The most critical of these alliances was forged with the Tlaxcalans. After a series of fierce battles in September 1519, in which the Spaniards were nearly overwhelmed, the Tlaxcalan leadership decided that the newcomers represented a unique opportunity to destroy their ancestral enemies in Tenochtitlán. Strengthened by thousands of Tlaxcalan warriors, Cortés marched toward the holy city of Cholula in October. There, claiming he feared native treachery and wished to make a terrifying example to the Aztec emissaries watching his progress, Cortés ordered a pre-meditated massacre. Within hours, thousands of unarmed Cholulans were slaughtered in the city’s central plaza. It was a calculated display of terror designed to echo across the valley of Mexico, ensuring that when the Spanish column finally descended into the lake basin of Tenochtitlán, the Aztec emperor, Moctezuma II, would receive them not with immediate steel, but with a deeply apprehensive diplomacy.

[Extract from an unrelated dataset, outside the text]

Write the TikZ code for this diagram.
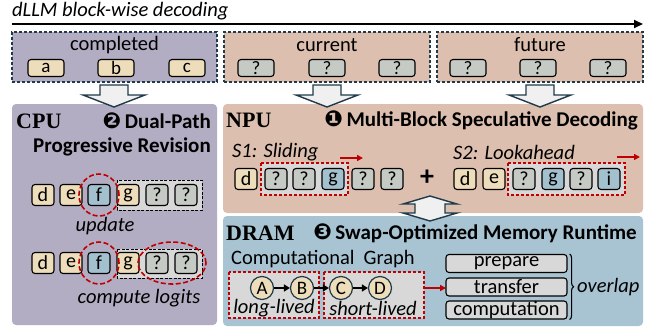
\documentclass[tikz,border=0pt]{standalone}
\usepackage{fontspec}
\setmainfont{Carlito}
\newfontfamily\serifbf{Liberation Serif}
\newfontfamily\dejavu{DejaVu Sans}
\usetikzlibrary{arrows.meta,decorations.pathreplacing,calc}

\definecolor{lav}{HTML}{B2ADC2}
\definecolor{peach}{HTML}{DCBFAE}
\definecolor{dramblue}{HTML}{A8C4D2}
\definecolor{tokbeige}{HTML}{EEDDBA}
\definecolor{tokgrey}{HTML}{C6CAC4}
\definecolor{tokblue}{HTML}{A3C0CE}
\definecolor{lightgrey}{HTML}{D8D8D8}
\definecolor{navy}{HTML}{1F3A4A}
\definecolor{darkred}{HTML}{C00000}

\newcommand{\circnum}[1]{{\dejavu\fontsize{22}{22}\selectfont\char#1}}

\tikzset{
  txt/.style={inner sep=0pt, font=\fontsize{20.5}{20.5}\selectfont},
  itxt/.style={inner sep=0pt, font=\itshape\fontsize{20.5}{20.5}\selectfont},
  head/.style={inner sep=0pt, font=\bfseries\fontsize{21}{21}\selectfont},
  unit/.style={inner sep=0pt, font=\serifbf\bfseries\fontsize{22}{22}\selectfont},
  tok/.style={draw=black, line width=1.1pt, rounded corners=3pt, minimum width=22pt,
    minimum height=21pt, inner sep=0pt, font=\fontsize{20}{20}\selectfont},
  wtok/.style={tok, minimum width=36pt, minimum height=17pt, font=\fontsize{19}{19}\selectfont},
  tb/.style={fill=tokbeige}, tg/.style={fill=tokgrey}, tu/.style={fill=tokblue},
  blockbox/.style={draw=navy, line width=1.2pt, dash pattern=on 3pt off 2pt},
  panel/.style={rounded corners=4pt},
  graybox/.style={fill=lightgrey, draw=black, line width=1pt, dash pattern=on 3pt off 1.5pt},
  redbox/.style={fill=lightgrey, draw=darkred, line width=1.3pt, dash pattern=on 3pt off 2pt},
  redring/.style={draw=darkred, line width=1.6pt, dash pattern=on 5pt off 2.5pt},
  redarrow/.style={draw=darkred, line width=1.5pt, -{Triangle[length=6pt,width=6pt]}},
  blackarrow/.style={draw=black, line width=1.5pt, -{Triangle[length=6pt,width=7pt]}},
  bigarrow/.style={fill=black!6, draw=navy, line width=1.4pt, line join=miter},
  gnode/.style={circle, draw=navy, line width=1.2pt, fill=tokbeige, minimum size=23pt,
    inner sep=0pt, font=\fontsize{19}{19}\selectfont},
  stage/.style={draw=black, line width=1.1pt, rounded corners=3pt, fill=lightgrey,
    minimum width=121pt, minimum height=18pt, inner sep=0pt, font=\fontsize{20.5}{20.5}\selectfont},
  downblk/.pic={\draw[bigarrow] (-14,-11) -- (14,-11) -- (14,-1) -- (31,-1) -- (0,11)
     -- (-31,-1) -- (-14,-1) -- cycle;},
  updownblk/.pic={\draw[bigarrow] (0,-13) -- (27,-5) -- (15,-5) -- (15,4) -- (27,4) -- (0,12)
     -- (-27,4) -- (-15,4) -- (-15,-5) -- (-27,-5) -- cycle;}
}

\begin{document}
\begin{tikzpicture}[x=1pt, y=-1pt]
\useasboundingbox (0,0) rectangle (655,327);

% timeline
\node[itxt, anchor=west] (title) at (12,11) {dLLM block-wise decoding};
\coordinate (tl) at (12,24);
\coordinate (tr) at (643,24);
\draw[line width=1.8pt, -{Triangle[length=9pt,width=8pt]}] (tl) -- (tr);

% the three blocks
\node[blockbox, fill=lav, minimum width=205pt, minimum height=50pt] (bcomp) at (114.5,57) {};
\node[blockbox, fill=peach, minimum width=206pt, minimum height=50pt] (bcur) at (327,57) {};
\node[blockbox, fill=peach, minimum width=206pt, minimum height=50pt] (bfut) at (540,57) {};
\node[txt] (lcomp) at (114.5,45) {completed};
\node[txt] (lcur) at (327,45) {current};
\node[txt] (lfut) at (540,45) {future};
\node[wtok, tb] (ta) at (46,68) {a};
\node[wtok, tb] (tbb) at (116,68) {b};
\node[wtok, tb] (tc) at (187,68) {c};
\node[wtok, tg] (tc1) at (256,68) {?};
\node[wtok, tg] (tc2) at (327,68) {?};
\node[wtok, tg] (tc3) at (397,68) {?};
\node[wtok, tg] (tf1) at (468,68) {?};
\node[wtok, tg] (tf2) at (538,68) {?};
\node[wtok, tg] (tf3) at (608,68) {?};

% panels
\fill[panel, lav] (12,104) rectangle (217,325);
\fill[panel, peach] (223,104) rectangle (643,213);
\fill[panel, dramblue] (223,216) rectangle (643,326);

\pic at (114,96) {downblk};
\pic at (327,96) {downblk};
\pic at (540,96) {downblk};
\pic at (430,209) {updownblk};

% CPU panel
\node[unit, anchor=west] (cpu) at (16,121) {CPU};
\node[head, anchor=east] (cpuh1) at (211,121) {\circnum{"2777}\,Dual-Path};
\node[head, anchor=east] (cpuh2) at (211,147) {Progressive Revision};

\draw[graybox] (117,180) rectangle (202,210);
\node[tok, tb] (ra1) at (43,195) {d};
\node[tok, tb] (ra2) at (71,195) {e};
\node[tok, tu] (ra3) at (99,195) {f};
\node[tok, tb] (ra4) at (128,195) {g};
\node[tok, tg] (ra5) at (157,195) {?};
\node[tok, tg] (ra6) at (186,195) {?};
\draw[redring] (ra3) ellipse (20pt and 21pt);
\node[itxt] (upd) at (105,226) {update};

\draw[graybox] (117,249) rectangle (202,278);
\node[tok, tb] (rb1) at (43,263) {d};
\node[tok, tb] (rb2) at (71,263) {e};
\node[tok, tu] (rb3) at (99,263) {f};
\node[tok, tb] (rb4) at (128,263) {g};
\node[tok, tg] (rb5) at (157,263) {?};
\node[tok, tg] (rb6) at (186,263) {?};
\draw[redring] (rb3) ellipse (20pt and 21pt);
\draw[redring] (172,263) ellipse (34pt and 21pt);
\node[itxt] (logits) at (139,298) {compute logits};

% NPU panel
\node[unit, anchor=west] (npu) at (226,120) {NPU};
\node[head, anchor=east] (npuh) at (638,120) {\circnum{"2776}\,Multi-Block Speculative Decoding};

\node[itxt, anchor=west] (s1) at (232,152) {S1: Sliding};
\coordinate (s1a) at (340,158);
\coordinate (s1b) at (363,158);
\draw[redarrow] (s1a) -- (s1b);
\draw[redbox] (261,163) rectangle (348,195);
\node[tok, tb] (sa1) at (246,179) {d};
\node[tok, tg] (sa2) at (276,179) {?};
\node[tok, tg] (sa3) at (304,179) {?};
\node[tok, tu] (sa4) at (333,179) {g};
\node[tok, tg] (sa5) at (363,179) {?};
\node[tok, tg] (sa6) at (392,179) {?};

\node[inner sep=0pt, font=\bfseries\fontsize{28}{28}\selectfont] (plus) at (427,178) {+};

\node[itxt, anchor=west] (s2) at (453,152) {S2: Lookahead};
\coordinate (s2a) at (617,157);
\coordinate (s2b) at (640,157);
\draw[redarrow] (s2a) -- (s2b);
\draw[redbox] (508,163) rectangle (625,195);
\node[tok, tb] (sb1) at (465,179) {d};
\node[tok, tb] (sb2) at (494,179) {e};
\node[tok, tg] (sb3) at (524,179) {?};
\node[tok, tu] (sb4) at (553,179) {g};
\node[tok, tg] (sb5) at (581,179) {?};
\node[tok, tu] (sb6) at (609,179) {i};

% DRAM panel
\node[unit, anchor=west] (dram) at (226,233) {DRAM};
\node[head, anchor=east] (dramh) at (637,233) {\circnum{"2778}\,Swap-Optimized Memory Runtime};
\node[txt, anchor=west] (cg) at (231,259) {Computational\hspace{9pt}Graph};

\draw[redbox] (229,272) rectangle (319,318);
\draw[redbox] (324,272) rectangle (424,318);
\node[gnode] (gA) at (262,288) {A};
\node[gnode] (gB) at (302,288) {B};
\node[gnode] (gC) at (341,288) {C};
\node[gnode] (gD) at (380,288) {D};
\draw[blackarrow] (gA) -- (gB);
\draw[blackarrow] (gB) -- (gC);
\draw[blackarrow] (gC) -- (gD);
\node[itxt] (long) at (274,308) {long-lived};
\node[itxt] (short) at (373,308) {short-lived};

\coordinate (ga) at (425,288);
\coordinate (gb) at (446,288);
\draw[redarrow] (ga) -- (gb);

\node[stage] (prep) at (506.5,263.5) {prepare};
\node[stage] (trans) at (506.5,287) {transfer};
\node[stage] (comp) at (506.5,310) {computation};
\draw[line width=1.1pt, decorate, decoration={brace, amplitude=4pt}]
  ($(prep.north east)+(2,0)$) -- ($(comp.south east)+(2,0)$);
\node[itxt, anchor=west] (ovl) at (577,287) {overlap};
\end{tikzpicture}
\end{document}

The world Cortés eventually conquered was unlike anything the Spanish imagination had prepared for: a metropolitan marvel built upon a salt lake, connected to the mainland by massive causeways, populated by hundreds of thousands of people, and dominated by towering pyramids. Yet the fall of this empire was ultimately engineered by a man who used the very institutions of Spanish law to legitimize an unsanctioned invasion. Years later, when the smoke of the collapsed capital had cleared and the ruins of Tenochtitlán were rebuilt as Mexico City, the crown rewarded Cortés with the title of Marquis of the Valley of Oaxaca, acknowledging his immense conquests while pointedly denying him the viceroyalty of the newly won territory, which was handed to a high-ranking nobleman. He died in Spain in 1547, a wealthy but restless man of natural causes, having spent his final years writing letters to the King, defending his legacy, and petitioning for the recognition he felt he was owed. He left behind a transformed continent, bound to the Castilian crown by the ruins of an empire and the complex, violent foundations of modern Mexico.